Anthony R. Petterson. Haggai, Zechariah, and Malachi. Downers Grove: Intervarsity Press, 2015. This book is part of the Apollos Old Testament Commentary series, which is edited by David W. Baker and Gordon J. Wenham. See here to buy the book.
Anthony R. Petterson’s commentary on the biblical books of Haggai, Zechariah, and Malachi is a conservative Christian commentary. Whereas more liberal scholars have maintained that Zechariah 1-8 and Zechariah 9-14 have different authorships, Petterson believes that they are by the same person (even if that person, Zechariah, was not the one who actually wrote them down), and Petterson tends to dismiss source criticism of the Book of Zechariah as rather speculative. Whereas many liberal scholars have seen Haggai and Zechariah as works that predict an imminent apocalypse, a prediction that historically failed to materialize, Petterson maintains that this is not the case: that Haggai was not necessarily suggesting in Haggai 2:23 that his contemporary Zerubbabel would be the Messiah, and that a fulfillment in the future is consistent with certain prophecies of Haggai and Zechariah. Some liberal scholars downplay or reject the notion that certain passages in Zechariah predict a Davidic Messiah: they say that the high priest Joshua in parts of the Book of Zechariah is crowned as king (which differs from expecting a Davidic king), and that the pierced one in Zechariah 12:10 is not necessarily the Davidic Messiah, notwithstanding what a number of Christians have claimed. Petterson disagrees, as he looks closely at the passages themselves, while also setting them within the context of previous prophetic books, which, according to Petterson, Zechariah affirms and upholds. For Petterson, the books of Haggai, Zechariah, and Malachi not only talk about a Davidic Messiah, but they actually foreshadow, even predict, the work of Jesus Christ. A number of liberal scholars would doubt that Satan in the Book of Zechariah is the archenemy of God that he would become, seeing Satan rather as a prosecuting attorney, or as part of the divine council; Petterson, by contrast, believes that seeing Satan as the archenemy of God in the Book of Zechariah makes sense, from a canonical perspective, and on the basis of what Satan in the Book of Zechariah does.

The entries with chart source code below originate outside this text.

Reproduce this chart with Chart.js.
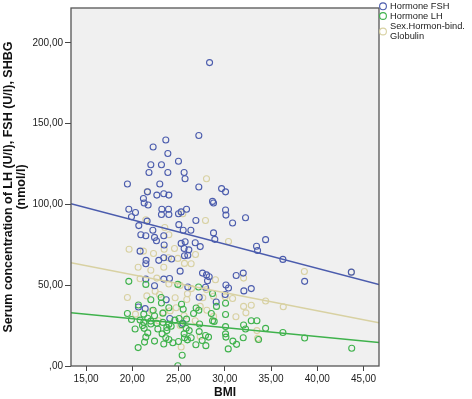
<!DOCTYPE html>
<html>
<head>
<meta charset="utf-8">
<script src="https://cdn.jsdelivr.net/npm/chart.js@4.4.1/dist/chart.umd.min.js"></script>
<style>
html,body{margin:0;padding:0;background:#fff;}
#wrap{width:472px;height:399px;position:relative;}
</style>
</head>
<body>
<div id="wrap"><canvas id="c" width="472" height="399"></canvas></div>
<script>
// ---- data ----
const seriesNames = ['Hormone FSH', 'Hormone LH', ['Sex.Hormon-bind.', 'Globulin']];
const xTicks = [15, 20, 25, 30, 35, 40, 45];
const yTicks = [0, 50, 100, 150, 200];
const xRange = [13.37, 46.67];
const yRange = [0, 221.6];

// [BMI, concentration]
const fshPoints = [
 [28.35,187.8],[27.19,142.7],[23.62,139.9],[22.25,135.6],[23.84,131.5],[24.99,126.7],[22.0,124.6],[23.15,124.6],
 [25.6,119.8],[21.8,119.8],[23.84,119.8],[25.7,115.9],[19.47,112.7],[22.97,112.7],[27.19,110.8],[29.65,109.8],
 [30.08,107.8],[21.64,107.8],[23.4,106.6],[22.65,105.8],[23.95,105.8],[21.2,103.7],[28.67,101.9],[28.78,100.9],
 [21.28,100.9],[21.71,99.7],[19.62,97.0],[23.19,97.0],[23.91,97.0],[25.86,97.0],[30.08,96.6],[25.28,95.4],
 [20.34,95.0],[24.99,94.2],[23.15,93.8],[23.95,93.8],[30.12,93.4],[19.91,92.4],[32.24,91.8],[26.87,90.1],
 [21.6,89.7],[30.84,88.5],[25.03,87.5],[20.7,86.9],[22.22,84.0],[26.33,84.0],[25.5,84.0],[28.78,82.4],
 [20.92,81.2],[21.46,80.6],[23.4,80.6],[22.4,79.6],[28.92,78.4],[34.41,78.2],[22.61,77.5],[25.71,76.9],
 [25.28,75.9],[26.8,76.3],[23.44,74.9],[27.34,73.9],[33.43,74.1],[25.6,72.7],[26.11,71.9],[33.54,71.5],
 [20.84,71.1],[26.0,68.6],[25.64,68.2],[23.4,67.0],[24.24,66.2],[36.28,66.0],[22.86,65.4],[21.49,65.4],
 [21.46,63.3],[25.17,58.7],[43.68,58.1],[27.59,57.5],[31.99,57.5],[28.02,56.4],[31.23,56.0],[28.31,55.2],
 [24.02,54.2],[23.4,53.8],[21.46,53.8],[28.13,52.8],[38.63,52.4],[22.4,49.7],[26.0,48.9],[30.12,50.1],
 [30.4,48.3],[32.86,47.9],[27.91,48.7],[32.06,46.5],[27.23,42.6],[30.04,44.3],[29.07,39.6],[20.66,36.5],
 [21.39,35.5],[23.66,41.0],[24.05,29.4],[25.46,26.4]
];
const lhPoints = [
 [19.62,52.4],[21.46,50.5],[24.92,50.5],[27.16,48.9],[28.67,44.9],[23.12,42.4],[22.0,41.0],[23.15,39.0],
 [30.08,38.8],[25.32,38.2],[29.1,36.9],[23.95,36.1],[26.9,35.9],[20.66,37.8],[25.5,35.1],[27.19,34.5],
 [22.25,34.5],[19.47,32.5],[21.24,32.1],[23.3,32.7],[28.54,32.5],[26.62,32.5],[30.08,31.9],[19.91,28.8],
 [21.67,29.6],[22.4,31.1],[22.0,27.8],[20.84,28.4],[23.3,27.0],[24.6,28.4],[25.06,29.4],[25.86,29.0],
 [22.65,26.4],[23.95,25.8],[24.2,24.6],[25.35,25.6],[27.27,26.0],[28.67,28.0],[28.85,27.6],[30.08,24.4],
 [32.03,25.4],[32.24,22.9],[32.86,28.0],[33.47,28.0],[34.41,23.3],[36.28,20.7],[38.63,17.3],[43.72,11.0],
 [20.3,22.9],[21.28,23.3],[22.76,22.9],[23.73,21.9],[23.22,19.9],[21.46,17.9],[21.32,14.8],[20.63,11.4],
 [22.4,15.4],[23.4,13.6],[23.62,17.5],[23.95,16.4],[24.99,15.2],[25.39,6.7],[24.92,0.2],[25.6,19.9],
 [25.96,16.2],[26.36,17.5],[26.87,13.2],[27.55,15.8],[27.95,12.6],[28.24,17.9],[30.08,19.9],[30.12,17.9],
 [30.37,10.6],[30.87,15.4],[31.27,13.4],[31.99,17.5],[33.65,16.4],[27.23,21.3],[26.15,21.9],[25.82,23.3],
 [22.0,26.0],[21.1,25.0],[23.73,23.8],[27.91,18.9],[25.64,17.5],[21.24,27.0],[21.67,20.5],[24.38,14.4]
];
const shbgPoints = [
 [28.02,115.9],[21.6,108.0],[25.46,94.2],[27.91,90.1],[21.46,90.5],[23.51,85.7],[23.95,81.2],[30.4,77.1],
 [19.65,72.3],[21.2,71.1],[23.44,72.3],[26.83,69.0],[23.91,67.0],[24.92,66.6],[25.64,63.5],[26.36,63.3],
 [20.63,61.1],[23.4,61.1],[22.0,59.3],[22.65,54.4],[28.99,53.4],[32.03,54.4],[38.6,58.5],[43.68,58.1],
 [20.84,54.0],[23.95,50.8],[25.17,49.9],[26.4,47.9],[25.96,44.7],[19.47,42.4],[21.57,43.4],[22.94,44.3],
 [24.63,42.2],[25.89,41.2],[27.62,42.2],[28.78,43.2],[30.84,41.8],[34.41,40.2],[36.32,36.7],[32.03,36.9],
 [32.86,37.6],[27.34,36.9],[24.09,34.1],[23.37,33.1],[28.06,34.5],[31.2,30.5],[32.28,32.9],[20.34,32.1],
 [25.6,31.1],[25.17,25.0],[33.47,21.9],[33.54,17.1],[27.34,18.3],[25.28,11.8],[22.47,46.3],[22.11,34.1],
 [22.83,28.0],[26.8,28.0],[28.78,30.7],[24.56,72.7],[22.29,69.6],[30.04,42.8],[28.02,47.3],[24.74,36.1]
];
// fit-line end points [BMI, value] at the left and right edges of the plot
const fshFit = [[13.37,100.5],[46.67,50.4]];
const lhFit = [[13.37,32.9],[46.67,14.6]];
const shbgFit = [[13.37,63.9],[46.67,26.8]];

// ---- styling ----
const colFSH = '#4b5cad';
const colLH = '#3fb24c';
const colSHBG = '#d8d1a2';
const toXY = arr => arr.map(p => ({x: p[0], y: p[1]}));
const fmt = v => { let s = Number(v).toFixed(2).replace('.', ','); if (s.startsWith('0,')) s = s.slice(1); return s; };

function pointSet(label, pts, color, order) {
  return {type: 'scatter', label, data: toXY(pts), order,
    pointRadius: 3, pointHoverRadius: 3, pointBorderWidth: 1.1,
    pointBackgroundColor: 'rgba(0,0,0,0)', pointBorderColor: color, borderColor: color, backgroundColor: color,
    showLine: false};
}
function lineSet(pts, color) {
  return {type: 'scatter', label: '', data: toXY(pts), order: 0, showLine: true,
    borderColor: color, borderWidth: 1.5, pointRadius: 0, pointHoverRadius: 0, fill: false, isFit: true};
}

const framePlugin = {
  id: 'frame',
  beforeDatasetsDraw(chart) {
    const {ctx, chartArea: a} = chart;
    ctx.save();
    ctx.fillStyle = '#f0f0f0';
    ctx.fillRect(a.left, a.top, a.right - a.left, a.bottom - a.top);
    ctx.restore();
  },
  afterDraw(chart) {
    const {ctx, chartArea: a} = chart;
    ctx.save();
    ctx.strokeStyle = '#555';
    ctx.lineWidth = 1.3;
    ctx.strokeRect(a.left, a.top, a.right - a.left, a.bottom - a.top);
    // legend
    const ds = chart.data.datasets.filter(d => !d.isFit);
    const mx = 383, tx = 390;
    const rows = [{cy: 6.3, ty: [6.7]}, {cy: 16, ty: [16.5]}, {cy: 31.5, ty: [26.5, 36.5]}];
    ctx.font = '9.3px "Liberation Sans", Arial, sans-serif';
    ctx.textBaseline = 'middle';
    ctx.textAlign = 'left';
    ds.forEach((d, i) => {
      const r = rows[i];
      ctx.beginPath();
      ctx.arc(mx, r.cy, 3.4, 0, Math.PI * 2);
      ctx.strokeStyle = d.pointBorderColor;
      ctx.lineWidth = 1.1;
      ctx.stroke();
      ctx.fillStyle = '#1a1a1a';
      const lines = Array.isArray(d.label) ? d.label : [d.label];
      lines.forEach((t, k) => ctx.fillText(t, tx, r.ty[k]));
    });
    ctx.restore();
  }
};

new Chart(document.getElementById('c'), {
  type: 'scatter',
  data: {
    datasets: [
      pointSet(seriesNames[0], fshPoints, colFSH, 2),
      pointSet(seriesNames[1], lhPoints, colLH, 1),
      pointSet(seriesNames[2], shbgPoints, colSHBG, 3),
      lineSet(fshFit, colFSH),
      lineSet(lhFit, colLH),
      lineSet(shbgFit, colSHBG)
    ]
  },
  options: {
    responsive: false,
    animation: false,
    devicePixelRatio: 1,
    layout: {padding: {left: 0, top: 2, right: 93, bottom: 0}},
    plugins: {legend: {display: false}, tooltip: {enabled: false}},
    scales: {
      x: {
        type: 'linear', min: xRange[0], max: xRange[1],
        afterBuildTicks: s => { s.ticks = xTicks.map(v => ({value: v})); },
        afterFit: s => { s.height = 33; },
        grid: {drawOnChartArea: false, drawTicks: true, tickLength: 5, tickColor: '#444', lineWidth: 1},
        border: {display: false},
        ticks: {callback: v => fmt(v), color: '#222', padding: 2, maxRotation: 0, autoSkip: false,
          font: {family: '"Liberation Sans", Arial, sans-serif', size: 10}},
        title: {display: true, text: 'BMI', color: '#111', padding: {top: 0, bottom: 0},
          font: {family: '"Liberation Sans", Arial, sans-serif', size: 12, weight: 'bold', lineHeight: 1}}
      },
      y: {
        type: 'linear', min: yRange[0], max: yRange[1],
        afterBuildTicks: s => { s.ticks = yTicks.map(v => ({value: v})); },
        afterFit: s => { s.width = 71; },
        grid: {drawOnChartArea: false, drawTicks: true, tickLength: 6, tickColor: '#444', lineWidth: 1},
        border: {display: false},
        ticks: {callback: v => fmt(v), color: '#222', padding: 2, autoSkip: false,
          font: {family: '"Liberation Sans", Arial, sans-serif', size: 10}},
        title: {display: true, text: ['Serum concentration of LH (U/l), FSH (U/l), SHBG', '(nmol/l)'], color: '#111',
          padding: {top: 2, bottom: 0},
          font: {family: '"Liberation Sans", Arial, sans-serif', size: 12.5, weight: 'bold', lineHeight: 1.05}}
      }
    }
  },
  plugins: [framePlugin]
});
</script>
</body>
</html>
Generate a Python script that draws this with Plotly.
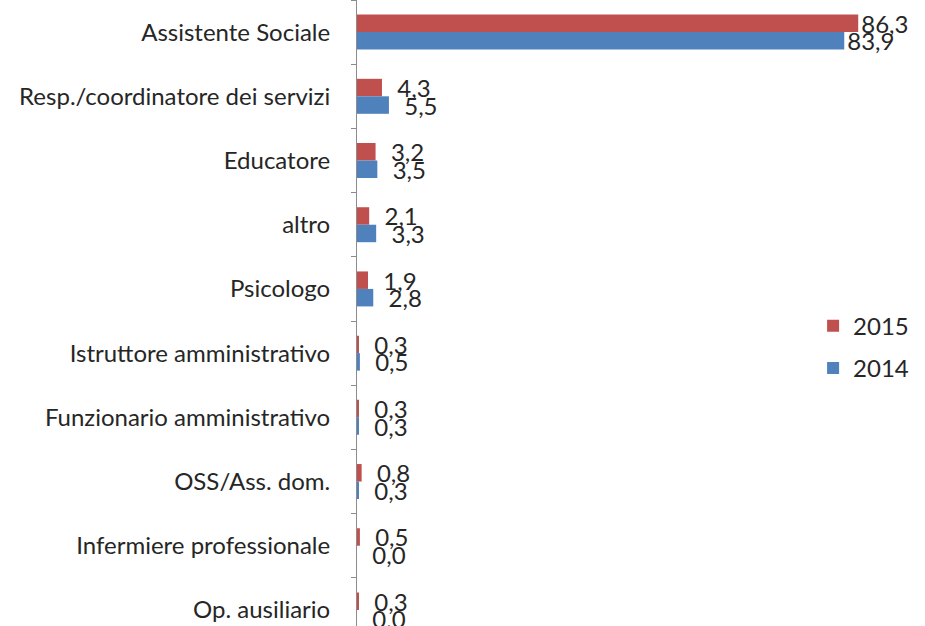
import plotly.graph_objects as go

# Job roles (top to bottom) and percentages per year
categories = [
    "Assistente Sociale",
    "Resp./coordinatore dei servizi",
    "Educatore",
    "altro",
    "Psicologo",
    "Istruttore amministrativo",
    "Funzionario amministrativo",
    "OSS/Ass. dom.",
    "Infermiere professionale",
    "Op. ausiliario",
]
values_2015 = [86.3, 4.3, 3.2, 2.1, 1.9, 0.3, 0.3, 0.8, 0.5, 0.3]
values_2014 = [83.9, 5.5, 3.5, 3.3, 2.8, 0.5, 0.3, 0.3, 0.0, 0.0]

RED = "#C0504D"
BLUE = "#4F81BD"
FONT = "Lato"
NBSP = "\u00a0"


def fmt(v):
    # comma decimal; short bars get a little extra gap before the label
    s = f"{v:.1f}".replace(".", ",")
    return s if v > 50 else NBSP * 2 + s


fig = go.Figure()
for name, vals, color in [("2015", values_2015, RED), ("2014", values_2014, BLUE)]:
    fig.add_trace(go.Bar(
        name=name,
        y=categories,
        x=vals,
        orientation="h",
        marker=dict(color=color, line=dict(width=0)),
        text=[fmt(v) for v in vals],
        textposition="outside",
        constraintext="none",
        cliponaxis=False,
        textfont=dict(family=FONT, size=24, color="#262626"),
        legendgroup=name,
    ))

fig.update_layout(
    width=925,
    height=626,
    margin=dict(l=357, r=0, t=0, b=0),
    paper_bgcolor="white",
    plot_bgcolor="white",
    barmode="group",
    bargap=0.455,
    bargroupgap=0,
    font=dict(family=FONT, size=24, color="#262626"),
    showlegend=True,
    legend=dict(
        x=0.803, y=0.515, xanchor="left", yanchor="top",
        font=dict(family=FONT, size=24, color="#262626"),
        tracegroupgap=8,
        itemwidth=30,
        bgcolor="rgba(0,0,0,0)",
    ),
    xaxis=dict(
        range=[0, 97.8],
        visible=False,
        showgrid=False,
        zeroline=False,
    ),
    yaxis=dict(
        type="category",
        range=[9.25, -0.5],
        showline=True,
        linecolor="#8c8c8c",
        linewidth=1,
        ticks="outside",
        tickson="boundaries",
        ticklen=5,
        tickcolor="#8c8c8c",
        showgrid=False,
        ticklabelstandoff=21,
        tickfont=dict(family=FONT, size=24, color="#262626"),
    ),
)

fig.write_html("out.html")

Did I find Petterson to be convincing? His arguments definitely deserve consideration. I do have questions about some of his scenarios, especially as he meshes the Books of Haggai, Zechariah, and Malachi with Christianity. Why would Haggai focus so much on rebuilding the physical temple because it is a significant aspect of God’s plan, if Jesus would be the new temple, anyway? How would Jesus fit the literal picture in the Book of Zechariah of a man being wounded in eschatological battle, as enemies prepare to attack Jerusalem, when that is not exactly what happened to Jesus? Taking these books literally, in my opinion, does not always mesh that well with Christianity. Petterson sometimes reconciles these books with Christianity rather well—–as when he says that the rejection of Jesus is similar to the rejection of God and the prophet in the Book of Zechariah, a view that honors the Book of Zechariah’s literal meaning, while also deeming that relevant to Christianity. Sometimes, Petterson’s attempt at reconciliation strikes me as a stretch, even if I find it intriguing: Petterson says that Matthew 24 may not be about the attack of Jerusalem, but rather the attack on Jesus, who embodies Jerusalem, and that this may solve the problem of Jesus wrongfully predicting the end of the world in Matthew 24:34.
Petterson does interact with scholarship and present the different views of what various verses mean, sifting through them and offering his own opinion. Overall, he does this well. There were items in the commentary that I found particularly interesting. Petterson, for example, contrasts the Hebrew Bible’s approach to divorce with that of the Code of Hammurapi, and he also notes that the Book of Malachi is not the last book of the Hebrew Bible, in either the Septuagint or the Masoretic Text. He still believes that it providentially came to be the last book of the Hebrew Bible, however, thus serving as a smooth transition between the Old Testament and the New Testament. But he acknowledges facts that indicate that this was not always the case.
Not everything that Petterson argued convinced me, but I still give this commentary five stars because I found it to be meaty and informative.
Intervarsity Press sent me a complimentary review copy of this commentary, in exchange for an honest review.